Hi all! I'm writing a function that takes some data x and a function aggr_func and I would like to return a list with the aggregated data & the function passed in aggr_func. rlang::expr_text() and rlang::expr(), but while this works outside of the function context it does not work with an argument! Here's a reprex:
library(rlang)
#> Warning: package 'rlang' was built under R version 3.5.3
# expected behavior
expr_text(expr(mean))
#> [1] "mean"
test_func <- function(x, aggr_func) {
list(
x = aggr_func(x),
aggr_func = expr_text(expr(aggr_func))
)
}
# returns name of argument ("aggr_func") instead of "mean"
test_func(1:10, mean)
#> $x
#> [1] 5.5
#>
#> $aggr_func
#> [1] "aggr_func"
Inside the function, use enexpr() instead of expr(). Whereas expr() captures your code, enexpr() captures the code of the user of your function.

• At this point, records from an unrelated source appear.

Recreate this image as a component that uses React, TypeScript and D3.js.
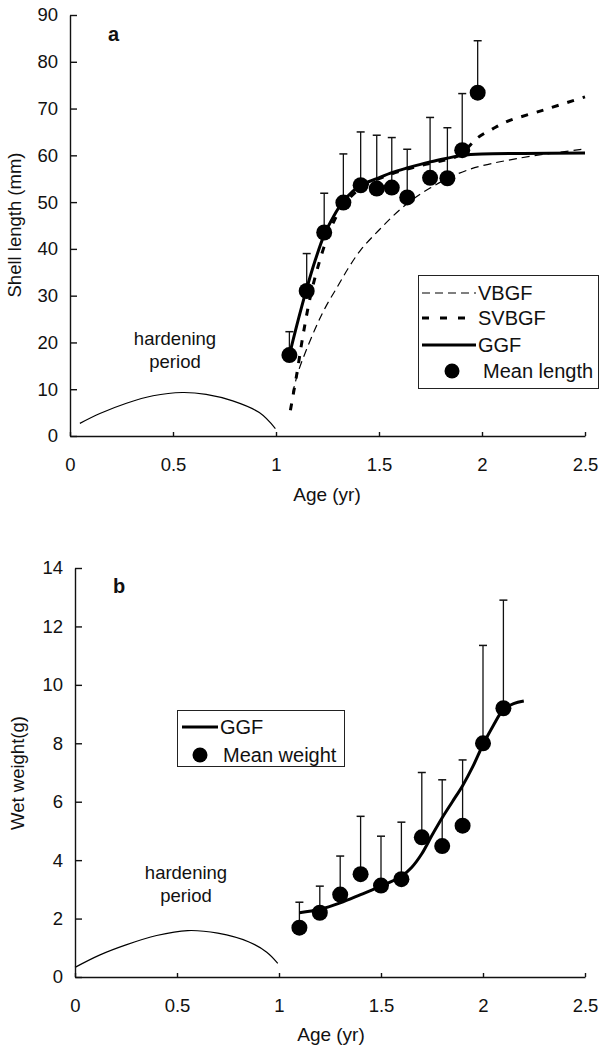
import React, { useRef, useEffect } from 'react';
import * as d3 from 'd3';

// Panel a: shell length
const ageA = [1.065, 1.149, 1.234, 1.327, 1.411, 1.489, 1.562, 1.637, 1.748, 1.832, 1.904, 1.979];
const lengthMean = [17.3, 31.0, 43.5, 49.9, 53.6, 52.9, 53.1, 51.0, 55.2, 55.1, 61.1, 73.4];
const lengthUpper = [22.3, 39.0, 51.9, 60.3, 65.0, 64.3, 63.8, 61.3, 68.1, 65.9, 73.2, 84.5];

// fitted curves, [age, length]
const vbgfA = [
  [1.08, 9], [1.11, 14], [1.187, 22.6], [1.24, 27.5], [1.298, 31.9],
  [1.35, 35.8], [1.41, 39.7], [1.504, 44.2], [1.618, 49.0], [1.748, 53.0], [1.926, 56.8],
  [2.168, 59.3], [2.49, 61.3],
];
const svbgfA = [
  [1.07, 5.5], [1.10, 13], [1.133, 22], [1.173, 31], [1.23, 40], [1.28, 45.8], [1.327, 49.3],
  [1.41, 53], [1.5, 55], [1.6, 56.6], [1.7, 57.8], [1.8, 58.8], [1.88, 59.8], [1.93, 61.6],
  [1.98, 63.8], [2.05, 65.6], [2.12, 67.2], [2.3, 69.7], [2.5, 72.5],
];
const ggfA = [
  [1.065, 17.3], [1.10, 23.5], [1.149, 31.5], [1.19, 37.5], [1.234, 43], [1.28, 47],
  [1.327, 50.2], [1.37, 52.2], [1.411, 53.6], [1.489, 55.0], [1.562, 56.3], [1.637, 57.3],
  [1.748, 58.6], [1.832, 59.4], [1.904, 60.0], [2.0, 60.3], [2.2, 60.4], [2.5, 60.5],
];
const hardeningA = [
  [0.048, 2.7], [0.145, 4.8], [0.274, 7.0], [0.403, 8.6], [0.545, 9.3], [0.661, 8.9],
  [0.79, 7.5], [0.919, 5.0], [0.997, 1.6],
];

// Panel b: wet weight
const ageB = [1.1, 1.2, 1.3, 1.4, 1.5, 1.6, 1.7, 1.8, 1.9, 2.0, 2.1];
const weightMean = [1.69, 2.20, 2.82, 3.52, 3.13, 3.35, 4.78, 4.48, 5.18, 8.0, 9.2];
const weightUpper = [2.56, 3.11, 4.14, 5.50, 4.82, 5.30, 7.0, 6.75, 7.43, 11.35, 12.9];
const ggfB = [
  [1.1, 2.2], [1.2, 2.32], [1.3, 2.54], [1.4, 2.82], [1.5, 3.11], [1.6, 3.45], [1.65, 3.75],
  [1.7, 4.22], [1.75, 4.85], [1.8, 5.45], [1.85, 6.0], [1.9, 6.55], [1.95, 7.2], [2.0, 7.95],
  [2.05, 8.6], [2.1, 9.15], [2.15, 9.36], [2.2, 9.45],
];
const hardeningB = [
  [0, 0.33], [0.12, 0.75], [0.25, 1.1], [0.4, 1.42], [0.552, 1.59], [0.7, 1.5],
  [0.853, 1.2], [0.94, 0.85], [0.994, 0.47],
];

const xTicks = [0, 0.5, 1, 1.5, 2, 2.5];
const yTicksA = [0, 10, 20, 30, 40, 50, 60, 70, 80, 90];
const yTicksB = [0, 2, 4, 6, 8, 10, 12, 14];

const FONT = '"Liberation Sans", Arial, Helvetica, sans-serif';

const drawAxes = (svg, x, y, yTicks) => {
  const xAxis = svg.append('g')
    .attr('transform', `translate(0,${y(0)})`)
    .call(d3.axisBottom(x).tickValues(xTicks).tickFormat(d3.format('~g'))
      .tickSizeInner(-4).tickSizeOuter(0).tickPadding(22));
  const yAxis = svg.append('g')
    .attr('transform', `translate(${x(0)},0)`)
    .call(d3.axisLeft(y).tickValues(yTicks).tickFormat(d3.format('~g'))
      .tickSizeInner(-7).tickSizeOuter(0).tickPadding(12));
  [xAxis, yAxis].forEach(a => {
    a.attr('font-family', FONT).attr('font-size', 18.5);
    a.selectAll('path, line').attr('stroke', '#111').attr('stroke-width', 1.4);
    a.selectAll('text').attr('fill', '#111');
  });
};

const drawMeans = (svg, x, y, ages, means, uppers) => {
  ages.forEach((a, i) => {
    svg.append('line')
      .attr('x1', x(a)).attr('x2', x(a))
      .attr('y1', y(means[i])).attr('y2', y(uppers[i]))
      .attr('stroke', '#111').attr('stroke-width', 1.3);
    svg.append('line')
      .attr('x1', x(a) - 4).attr('x2', x(a) + 4)
      .attr('y1', y(uppers[i])).attr('y2', y(uppers[i]))
      .attr('stroke', '#111').attr('stroke-width', 1.5);
  });
};

const drawDots = (svg, x, y, ages, means) => {
  svg.append('g').selectAll('circle')
    .data(ages)
    .join('circle')
    .attr('cx', d => x(d))
    .attr('cy', (d, i) => y(means[i]))
    .attr('r', 8)
    .attr('fill', '#000');
};

const drawCurve = (svg, x, y, pts, width, dash) => {
  const line = d3.line().x(d => x(d[0])).y(d => y(d[1])).curve(d3.curveCatmullRom.alpha(0.5));
  svg.append('path')
    .attr('d', line(pts))
    .attr('fill', 'none')
    .attr('stroke', '#000')
    .attr('stroke-width', width)
    .attr('stroke-dasharray', dash);
};

const addText = (svg, x, y, str, opts = {}) => {
  const t = svg.append('text')
    .attr('x', x).attr('y', y)
    .attr('font-family', FONT)
    .attr('font-size', opts.size || 18)
    .attr('font-weight', opts.weight || 'normal')
    .attr('text-anchor', opts.anchor || 'start')
    .attr('fill', '#111')
    .text(str);
  if (opts.rotate) t.attr('transform', `rotate(-90,${x},${y})`);
  return t;
};

const App = () => {
  const ref = useRef(null);

  useEffect(() => {
    const svg = d3.select(ref.current);
    svg.selectAll('*').remove();

    // ----- panel a -----
    const xa = d3.scaleLinear().domain([0, 2.5]).range([70, 585]);
    const ya = d3.scaleLinear().domain([0, 90]).range([436, 15]);

    drawCurve(svg, xa, ya, hardeningA, 1.2, null);
    drawMeans(svg, xa, ya, ageA, lengthMean, lengthUpper);
    drawCurve(svg, xa, ya, vbgfA, 1.2, '8,5');
    drawCurve(svg, xa, ya, svbgfA, 3, '7,9');
    drawCurve(svg, xa, ya, ggfA, 3, null);
    drawDots(svg, xa, ya, ageA, lengthMean);
    drawAxes(svg, xa, ya, yTicksA);

    addText(svg, 108, 41, 'a', { size: 20, weight: 'bold' });
    addText(svg, 175, 345, 'hardening', { anchor: 'middle', size: 18.5 });
    addText(svg, 175, 368, 'period', { anchor: 'middle', size: 18.5 });
    addText(svg, 327, 501, 'Age (yr)', { anchor: 'middle', size: 19 });
    addText(svg, 21, 225, 'Shell length (mm)', { anchor: 'middle', rotate: true, size: 18.5 });

    // legend a
    const la = svg.append('g');
    la.append('rect')
      .attr('x', 418.5).attr('y', 275.5).attr('width', 180).attr('height', 113)
      .attr('fill', '#fff').attr('stroke', '#222').attr('stroke-width', 1);
    const rowsA = [
      { label: 'VBGF', y: 293, width: 1.2, dash: '8,5' },
      { label: 'SVBGF', y: 318, width: 3, dash: '7,11' },
      { label: 'GGF', y: 345, width: 3, dash: null },
    ];
    rowsA.forEach(r => {
      la.append('line')
        .attr('x1', 422).attr('x2', 476).attr('y1', r.y).attr('y2', r.y)
        .attr('stroke', '#000').attr('stroke-width', r.width)
        .attr('stroke-dasharray', r.dash);
      addText(la, 478, r.y + 7, r.label, { size: 20 });
    });
    la.append('circle').attr('cx', 452).attr('cy', 371).attr('r', 7.5).attr('fill', '#000');
    addText(la, 483, 378, 'Mean length', { size: 20 });

    // ----- panel b -----
    const xb = d3.scaleLinear().domain([0, 2.5]).range([75, 585]);
    const yb = d3.scaleLinear().domain([0, 14]).range([977, 568]);

    drawCurve(svg, xb, yb, hardeningB, 1.2, null);
    drawMeans(svg, xb, yb, ageB, weightMean, weightUpper);
    drawCurve(svg, xb, yb, ggfB, 3, null);
    drawDots(svg, xb, yb, ageB, weightMean);
    drawAxes(svg, xb, yb, yTicksB);

    addText(svg, 113, 593, 'b', { size: 20, weight: 'bold' });
    addText(svg, 186, 879, 'hardening', { anchor: 'middle', size: 18.5 });
    addText(svg, 186, 902, 'period', { anchor: 'middle', size: 18.5 });
    addText(svg, 331, 1041, 'Age (yr)', { anchor: 'middle', size: 19 });
    addText(svg, 24, 773, 'Wet weight(g)', { anchor: 'middle', rotate: true, size: 18.5 });

    // legend b
    const lb = svg.append('g');
    lb.append('rect')
      .attr('x', 177.5).attr('y', 710.5).attr('width', 167).attr('height', 56)
      .attr('fill', '#fff').attr('stroke', '#222').attr('stroke-width', 1);
    lb.append('line')
      .attr('x1', 182).attr('x2', 218).attr('y1', 727).attr('y2', 727)
      .attr('stroke', '#000').attr('stroke-width', 3);
    addText(lb, 220, 734, 'GGF', { size: 20 });
    lb.append('circle').attr('cx', 200).attr('cy', 755).attr('r', 7.5).attr('fill', '#000');
    addText(lb, 223, 762, 'Mean weight', { size: 20 });
  }, []);

  return (
    <svg
      ref={ref}
      width={600}
      height={1048}
      style={{ position: 'absolute', left: 0, top: 0, background: '#fff' }}
    />
  );
};

export default App;
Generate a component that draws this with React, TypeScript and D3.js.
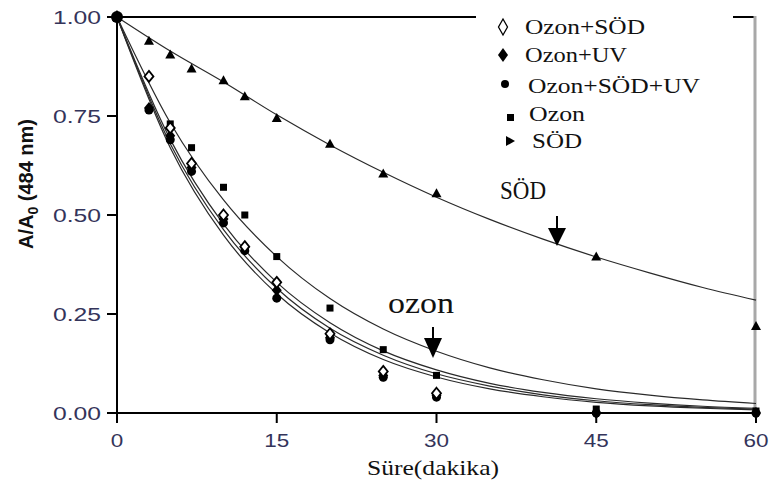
import React from "react";
import * as d3 from "d3";

// measured points (time in minutes, A/A0)
const sodTime = [0, 3, 5, 7, 10, 12, 15, 20, 25, 30, 45, 60];
const sodValues = [1, 0.94, 0.905, 0.87, 0.84, 0.8, 0.745, 0.68, 0.605, 0.555, 0.395, 0.22];

const ozonTime = [0, 5, 7, 10, 12, 15, 20, 25, 30, 45, 60];
const ozonValues = [1, 0.73, 0.67, 0.57, 0.5, 0.395, 0.265, 0.16, 0.095, 0.01, 0.005];

const ozonSodTime = [0, 3, 5, 7, 10, 12, 15, 20, 25, 30];
const ozonSodValues = [1, 0.85, 0.72, 0.63, 0.5, 0.42, 0.33, 0.2, 0.105, 0.05];

const ozonUvTime = [0, 3, 5, 7, 10, 12, 15, 20, 25, 30, 45, 60];
const ozonUvValues = [1, 0.77, 0.7, 0.62, 0.49, 0.42, 0.31, 0.19, 0.095, 0.045, 0, 0];

const ozonSodUvTime = [0, 3, 5, 7, 10, 12, 15, 20, 25, 30, 45, 60];
const ozonSodUvValues = [1, 0.765, 0.69, 0.61, 0.48, 0.41, 0.29, 0.185, 0.09, 0.04, 0, 0];

// fitted curves
const fitTime = [0, 5, 10, 15, 20, 25, 30, 35, 40, 45, 50, 55, 60];
const fitSod = [1, 0.914, 0.836, 0.753, 0.677, 0.608, 0.545, 0.489, 0.439, 0.394, 0.354, 0.317, 0.285];
const fitOzon = [1, 0.733, 0.538, 0.395, 0.289, 0.212, 0.156, 0.114, 0.084, 0.061, 0.045, 0.033, 0.024];
const fitOzonSod = [1, 0.691, 0.477, 0.33, 0.228, 0.157, 0.109, 0.075, 0.052, 0.036, 0.025, 0.017, 0.012];
const fitOzonUv = [1, 0.68, 0.463, 0.315, 0.214, 0.146, 0.099, 0.068, 0.046, 0.031, 0.021, 0.014, 0.01];
const fitOzonSodUv = [1, 0.67, 0.449, 0.301, 0.202, 0.135, 0.091, 0.061, 0.041, 0.027, 0.018, 0.012, 0.008];

const xTicks = [0, 15, 30, 45, 60];
const yTicks = [0, 0.25, 0.5, 0.75, 1.0];

const legendLabels = ["Ozon+SÖD", "Ozon+UV", "Ozon+SÖD+UV", "Ozon", "SÖD"];

const W = 771;
const H = 483;
const tickColor = "#34345a";
const serif = "'Liberation Serif', 'Times New Roman', serif";
const sans = "'Liberation Sans', Arial, sans-serif";

const x = d3.scaleLinear().domain([0, 60]).range([117, 756]);
const y = d3.scaleLinear().domain([0, 1]).range([413, 17]);

const zip = (t: number[], v: number[]) => t.map((d, i) => [d, v[i]] as [number, number]);

const fitLine = d3
  .line<[number, number]>()
  .x((d) => x(d[0]))
  .y((d) => y(d[1]))
  .curve(d3.curveMonotoneX);

const diamond = (w: number, h: number) => `M0,${-h}L${w},0L0,${h}L${-w},0Z`;
const triUp = "M0,-5L5,4L-5,4Z";
const triRight = "M-4,-5L5,0L-4,5Z";

export default function App() {
  const fits = [fitSod, fitOzon, fitOzonSod, fitOzonUv, fitOzonSodUv];

  return (
    <svg
      width={W}
      height={H}
      style={{ position: "absolute", left: 0, top: 0, background: "#fff" }}
    >
      {/* frame: top line broken by legend, grey right edge */}
      <line x1={117} y1={17} x2={476} y2={17} stroke="#000" strokeWidth={2} />
      <line x1={733} y1={17} x2={755} y2={17} stroke="#000" strokeWidth={2} />
      <line x1={755} y1={16} x2={755} y2={413} stroke="#a8a8a8" strokeWidth={3} />

      {/* fitted curves */}
      {fits.map((f, i) => (
        <path
          key={i}
          d={fitLine(zip(fitTime, f)) || ""}
          fill="none"
          stroke="#2a2a2a"
          strokeWidth={1.2}
        />
      ))}

      {/* axes */}
      <line x1={117} y1={16} x2={117} y2={423} stroke="#000" strokeWidth={2} />
      <line x1={107} y1={413} x2={756} y2={413} stroke="#000" strokeWidth={2} />
      {yTicks.map((t) => (
        <g key={"y" + t}>
          <line x1={107} x2={117} y1={y(t)} y2={y(t)} stroke="#000" strokeWidth={2} />
          <text
            x={101}
            y={y(t)}
            dy="0.36em"
            textAnchor="end"
            fontFamily={sans}
            fontSize={19}
            fill={tickColor}
            textLength={48}
            lengthAdjust="spacingAndGlyphs"
          >
            {t.toFixed(2)}
          </text>
        </g>
      ))}
      {xTicks.map((t) => (
        <g key={"x" + t}>
          <line x1={x(t)} x2={x(t)} y1={413} y2={423} stroke="#000" strokeWidth={2} />
          <text
            x={x(t)}
            y={447}
            textAnchor="middle"
            fontFamily={sans}
            fontSize={19}
            fill={tickColor}
            textLength={String(t).length * 12.5}
            lengthAdjust="spacingAndGlyphs"
          >
            {t}
          </text>
        </g>
      ))}

      {/* axis titles */}
      <text
        x={433}
        y={475}
        textAnchor="middle"
        fontFamily={serif}
        fontSize={22}
        fill="#111"
        textLength={132}
        lengthAdjust="spacingAndGlyphs"
      >
        Süre(dakika)
      </text>
      <text
        transform="translate(33,184) rotate(-90)"
        textAnchor="middle"
        fontFamily={sans}
        fontWeight="bold"
        fontSize={20}
        fill="#111"
      >
        A/A<tspan fontSize={14} dy={5}>0</tspan>
        <tspan dy={-5}> (484 nm)</tspan>
      </text>

      {/* points */}
      {zip(ozonTime, ozonValues).map((d, i) => (
        <rect key={"o" + i} x={x(d[0]) - 3.5} y={y(d[1]) - 3.5} width={7} height={7} fill="#000" />
      ))}
      {zip(sodTime, sodValues).map((d, i) => (
        <path key={"s" + i} d={triUp} transform={`translate(${x(d[0])},${y(d[1])})`} fill="#000" />
      ))}
      {zip(ozonSodUvTime, ozonSodUvValues).map((d, i) => (
        <circle key={"c" + i} cx={x(d[0])} cy={y(d[1])} r={4.5} fill="#000" />
      ))}
      {zip(ozonUvTime, ozonUvValues).map((d, i) => (
        <path key={"u" + i} d={diamond(5, 6)} transform={`translate(${x(d[0])},${y(d[1])})`} fill="#000" />
      ))}
      {zip(ozonSodTime, ozonSodValues).map((d, i) => (
        <path
          key={"os" + i}
          d={diamond(4.5, 5.5)}
          transform={`translate(${x(d[0])},${y(d[1])})`}
          fill="#fff"
          stroke="#000"
          strokeWidth={1.8}
        />
      ))}
      <circle cx={x(0)} cy={y(1)} r={6} fill="#000" />

      {/* annotations */}
      <text
        x={500}
        y={199}
        fontFamily={serif}
        fontSize={26}
        fill="#111"
        textLength={46}
        lengthAdjust="spacingAndGlyphs"
      >
        SÖD
      </text>
      <line x1={557} y1={216} x2={557} y2={232} stroke="#000" strokeWidth={2} />
      <path d="M548,228L566,228L557,246Z" fill="#000" />
      <text
        x={388}
        y={313}
        fontFamily={serif}
        fontSize={30}
        fill="#111"
        textLength={66}
        lengthAdjust="spacingAndGlyphs"
      >
        ozon
      </text>
      <line x1={433} y1={327} x2={433} y2={342} stroke="#000" strokeWidth={2} />
      <path d="M424,338L442,338L433,358Z" fill="#000" />

      {/* legend */}
      <g fontFamily={serif} fontSize={21} fill="#111">
        <path d="M503,19L507.5,27L503,35L498.5,27Z" fill="#fff" stroke="#000" strokeWidth={1.3} />
        <path d="M503,48L508,55L503,62L498,55Z" fill="#000" />
        <circle cx={505} cy={84} r={4} fill="#000" />
        <rect x={507} y={114} width={7} height={7} fill="#000" />
        <path d={triRight} transform="translate(510,141)" fill="#000" />
        {legendLabels.map((l, i) => (
          <text
            key={l}
            x={[525, 525, 528, 529, 532][i]}
            y={[34, 62, 93, 121, 148][i]}
            textLength={[120, 102, 172, 56, 50][i]}
            lengthAdjust="spacingAndGlyphs"
          >
            {l}
          </text>
        ))}
      </g>
    </svg>
  );
}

Also I would use rlang::as_label() instead of expr_text() since the latter is for multi-lines strings. The former always returns a single-line string, so is appropriate when you need to turn something into a descriptive label that can be used, for example, for plot axes.
thanks for pointing out the difference! now that i see i could do either, i'm not sure which is preferred...presumably there are memory savings to just storing the string? i don't know that i would ever use the function by pulling it from this data but it might be worthwhile to have...
Surprisingly, storing the string seems to be more costly than storing the expression. However, in practice the difference is probably trivial (112 B vs 56 B).